## Aim of the exercise
Give all the lines below again, exactly, with no pictures.
══ Data extract ══
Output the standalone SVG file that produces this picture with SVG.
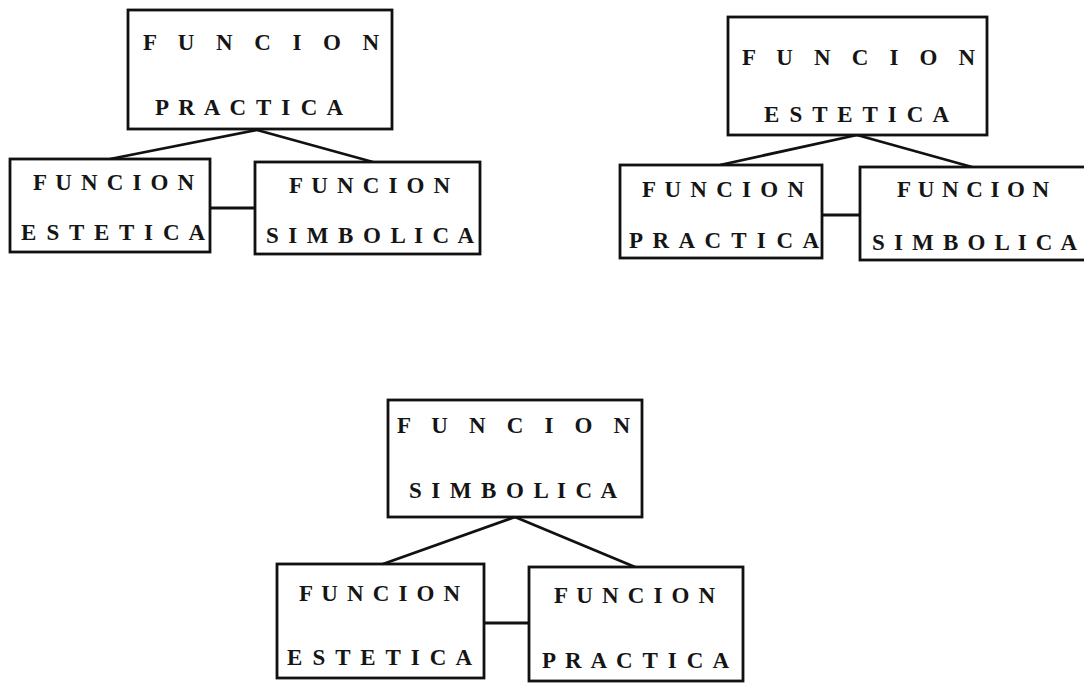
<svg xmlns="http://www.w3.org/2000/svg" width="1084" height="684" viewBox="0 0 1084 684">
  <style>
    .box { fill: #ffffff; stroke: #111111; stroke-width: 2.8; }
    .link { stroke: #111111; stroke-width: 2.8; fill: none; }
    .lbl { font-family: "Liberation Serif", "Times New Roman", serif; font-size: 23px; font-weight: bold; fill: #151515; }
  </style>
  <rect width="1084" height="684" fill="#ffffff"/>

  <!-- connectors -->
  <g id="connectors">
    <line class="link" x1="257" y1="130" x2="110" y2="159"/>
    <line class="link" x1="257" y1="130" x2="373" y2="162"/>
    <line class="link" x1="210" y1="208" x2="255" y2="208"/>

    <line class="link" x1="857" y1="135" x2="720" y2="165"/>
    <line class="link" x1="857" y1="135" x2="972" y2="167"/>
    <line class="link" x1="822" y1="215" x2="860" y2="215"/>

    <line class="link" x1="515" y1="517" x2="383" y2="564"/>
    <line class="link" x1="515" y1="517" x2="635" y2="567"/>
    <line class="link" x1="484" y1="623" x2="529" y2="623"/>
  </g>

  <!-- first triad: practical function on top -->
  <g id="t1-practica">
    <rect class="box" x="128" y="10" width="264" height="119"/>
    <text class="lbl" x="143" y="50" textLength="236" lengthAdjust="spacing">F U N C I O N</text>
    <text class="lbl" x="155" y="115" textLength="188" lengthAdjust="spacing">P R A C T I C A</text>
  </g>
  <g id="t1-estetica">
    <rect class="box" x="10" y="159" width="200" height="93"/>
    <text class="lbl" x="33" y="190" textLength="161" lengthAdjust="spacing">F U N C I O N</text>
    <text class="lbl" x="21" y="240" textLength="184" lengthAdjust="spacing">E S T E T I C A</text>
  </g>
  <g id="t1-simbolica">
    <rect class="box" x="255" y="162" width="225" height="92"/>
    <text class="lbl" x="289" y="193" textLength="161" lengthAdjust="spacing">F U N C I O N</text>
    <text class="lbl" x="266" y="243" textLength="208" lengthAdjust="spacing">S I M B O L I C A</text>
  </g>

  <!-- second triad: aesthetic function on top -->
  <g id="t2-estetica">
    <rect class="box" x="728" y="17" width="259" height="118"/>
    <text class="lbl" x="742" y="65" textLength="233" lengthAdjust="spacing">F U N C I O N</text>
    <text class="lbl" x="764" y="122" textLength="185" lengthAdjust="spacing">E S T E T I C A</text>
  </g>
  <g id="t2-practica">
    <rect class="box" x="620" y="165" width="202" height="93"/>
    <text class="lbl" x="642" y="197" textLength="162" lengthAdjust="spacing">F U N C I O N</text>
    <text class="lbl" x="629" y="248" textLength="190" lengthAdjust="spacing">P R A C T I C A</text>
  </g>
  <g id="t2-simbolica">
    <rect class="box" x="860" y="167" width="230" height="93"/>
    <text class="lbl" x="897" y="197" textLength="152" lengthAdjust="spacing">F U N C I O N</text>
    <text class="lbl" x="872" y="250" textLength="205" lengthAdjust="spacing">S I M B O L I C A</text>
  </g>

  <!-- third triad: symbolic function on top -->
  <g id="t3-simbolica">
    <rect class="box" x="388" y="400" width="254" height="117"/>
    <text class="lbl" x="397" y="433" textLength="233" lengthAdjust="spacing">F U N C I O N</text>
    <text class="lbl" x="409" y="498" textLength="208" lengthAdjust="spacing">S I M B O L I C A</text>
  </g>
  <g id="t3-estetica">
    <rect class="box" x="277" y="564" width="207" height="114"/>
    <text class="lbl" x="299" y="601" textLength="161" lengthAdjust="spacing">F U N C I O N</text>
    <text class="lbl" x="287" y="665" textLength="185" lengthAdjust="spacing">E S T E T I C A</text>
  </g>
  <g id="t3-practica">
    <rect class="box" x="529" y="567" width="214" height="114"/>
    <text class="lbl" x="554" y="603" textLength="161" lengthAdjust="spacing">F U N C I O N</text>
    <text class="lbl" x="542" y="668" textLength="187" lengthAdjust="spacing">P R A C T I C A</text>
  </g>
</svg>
═══
## Exercise result
Output the standalone SVG file that produces this picture with SVG.
<svg xmlns="http://www.w3.org/2000/svg" width="1084" height="684" viewBox="0 0 1084 684">
  <style>
    .box { fill: #ffffff; stroke: #111111; stroke-width: 2.8; }
    .link { stroke: #111111; stroke-width: 2.8; fill: none; }
    .lbl { font-family: "Liberation Serif", "Times New Roman", serif; font-size: 23px; font-weight: bold; fill: #151515; }
  </style>
  <rect width="1084" height="684" fill="#ffffff"/>

  <!-- connectors -->
  <g id="connectors">
    <line class="link" x1="257" y1="130" x2="110" y2="159"/>
    <line class="link" x1="257" y1="130" x2="373" y2="162"/>
    <line class="link" x1="210" y1="208" x2="255" y2="208"/>

    <line class="link" x1="857" y1="135" x2="720" y2="165"/>
    <line class="link" x1="857" y1="135" x2="972" y2="167"/>
    <line class="link" x1="822" y1="215" x2="860" y2="215"/>

    <line class="link" x1="515" y1="517" x2="383" y2="564"/>
    <line class="link" x1="515" y1="517" x2="635" y2="567"/>
    <line class="link" x1="484" y1="623" x2="529" y2="623"/>
  </g>

  <!-- first triad: practical function on top -->
  <g id="t1-practica">
    <rect class="box" x="128" y="10" width="264" height="119"/>
    <text class="lbl" x="143" y="50" textLength="236" lengthAdjust="spacing">F U N C I O N</text>
    <text class="lbl" x="155" y="115" textLength="188" lengthAdjust="spacing">P R A C T I C A</text>
  </g>
  <g id="t1-estetica">
    <rect class="box" x="10" y="159" width="200" height="93"/>
    <text class="lbl" x="33" y="190" textLength="161" lengthAdjust="spacing">F U N C I O N</text>
    <text class="lbl" x="21" y="240" textLength="184" lengthAdjust="spacing">E S T E T I C A</text>
  </g>
  <g id="t1-simbolica">
    <rect class="box" x="255" y="162" width="225" height="92"/>
    <text class="lbl" x="289" y="193" textLength="161" lengthAdjust="spacing">F U N C I O N</text>
    <text class="lbl" x="266" y="243" textLength="208" lengthAdjust="spacing">S I M B O L I C A</text>
  </g>

  <!-- second triad: aesthetic function on top -->
  <g id="t2-estetica">
    <rect class="box" x="728" y="17" width="259" height="118"/>
    <text class="lbl" x="742" y="65" textLength="233" lengthAdjust="spacing">F U N C I O N</text>
    <text class="lbl" x="764" y="122" textLength="185" lengthAdjust="spacing">E S T E T I C A</text>
  </g>
  <g id="t2-practica">
    <rect class="box" x="620" y="165" width="202" height="93"/>
    <text class="lbl" x="642" y="197" textLength="162" lengthAdjust="spacing">F U N C I O N</text>
    <text class="lbl" x="629" y="248" textLength="190" lengthAdjust="spacing">P R A C T I C A</text>
  </g>
  <g id="t2-simbolica">
    <rect class="box" x="860" y="167" width="230" height="93"/>
    <text class="lbl" x="897" y="197" textLength="152" lengthAdjust="spacing">F U N C I O N</text>
    <text class="lbl" x="872" y="250" textLength="205" lengthAdjust="spacing">S I M B O L I C A</text>
  </g>

  <!-- third triad: symbolic function on top -->
  <g id="t3-simbolica">
    <rect class="box" x="388" y="400" width="254" height="117"/>
    <text class="lbl" x="397" y="433" textLength="233" lengthAdjust="spacing">F U N C I O N</text>
    <text class="lbl" x="409" y="498" textLength="208" lengthAdjust="spacing">S I M B O L I C A</text>
  </g>
  <g id="t3-estetica">
    <rect class="box" x="277" y="564" width="207" height="114"/>
    <text class="lbl" x="299" y="601" textLength="161" lengthAdjust="spacing">F U N C I O N</text>
    <text class="lbl" x="287" y="665" textLength="185" lengthAdjust="spacing">E S T E T I C A</text>
  </g>
  <g id="t3-practica">
    <rect class="box" x="529" y="567" width="214" height="114"/>
    <text class="lbl" x="554" y="603" textLength="161" lengthAdjust="spacing">F U N C I O N</text>
    <text class="lbl" x="542" y="668" textLength="187" lengthAdjust="spacing">P R A C T I C A</text>
  </g>
</svg>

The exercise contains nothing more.